We review allegations of UCI de novo. United States v. Wallace, 39 M.J. 284, 286 (C.M.A. 1994). Article 37(a), UCMJ, 10 U.S.C. § 837(a), states in part: “No person subject to this chapter may attempt to coerce or, by any unauthorized means, influence the action of a court-martial or any other military tribunal or any member thereof, in reaching the findings or sentence in any case . . . .” The appellant has the initial burden of raising UCI. United States v. Stombaugh, 40 M.J. 208, 213 (C.M.A. 1994). Once the issue of command influence is properly placed at issue, “no reviewing court may properly affirm findings and sentence unless [the court] is persuaded beyond a reasonable doubt that the findings and sentence have not been affected by the command influence.” United States v. Thomas, 22 M.J. 388, 394 (C.M.A. 1986). At the appellate level, we evaluate UCI in the context of a completed trial using the following factors: “[T]he defense must (1) show facts which, if true, constitute [UCI]; (2) show that the proceedings were unfair; and (3) show that [UCI] was the cause of the unfairness.” United States v. Biagase, 50 M.J. 143, 150 (C.A.A.F. 1999) (citing Stombaugh, 40 M.J. at 213); see also United States v. Simpson, 58 M.J. 368, 374 (C.A.A.F. 2003); United States v. Reynolds, 40 M.J. 198, 202 (C.M.A. 1994).
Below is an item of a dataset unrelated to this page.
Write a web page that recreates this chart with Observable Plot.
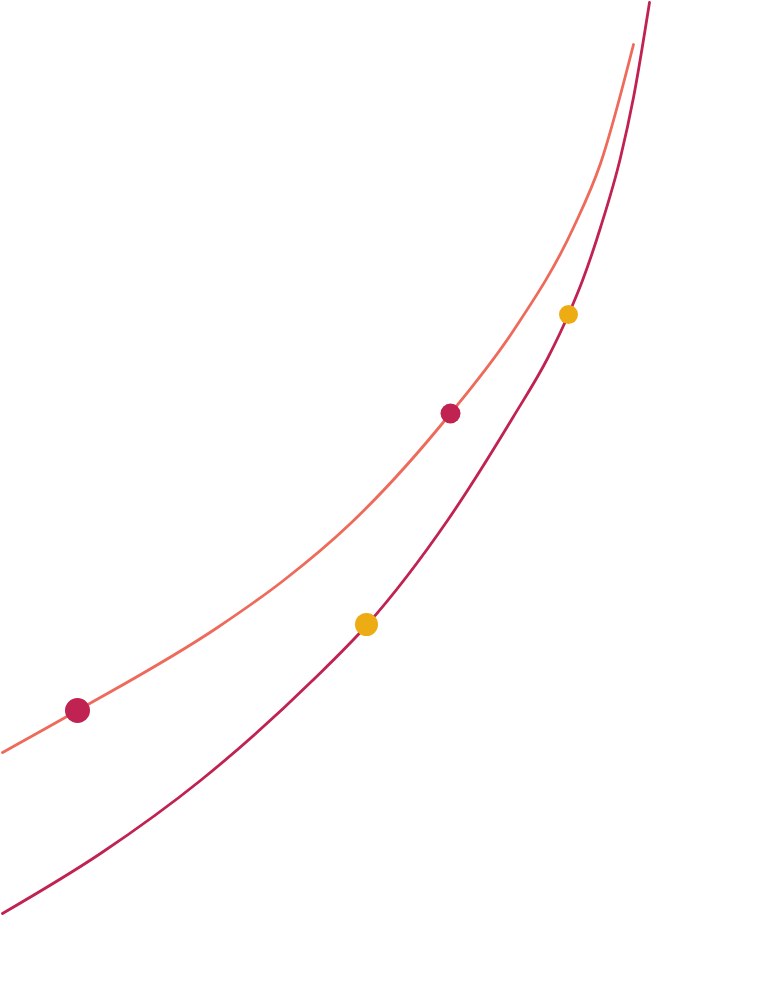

3 ACM 38408 We reach the same conclusion as the military trial judge and deny the appellant any relief on this issue. We find the appellant has not met his burden of establishing facts that would constitute UCI. We do not see how the earlier statements of a prior commander who was no longer in that position can result in the UCI of a superior officer who made the decision to refer the charges. The CSAF’s statements were made after the decision to prefer and refer the charges and we do not see any nexus between those statements and the commander’s earlier decisions.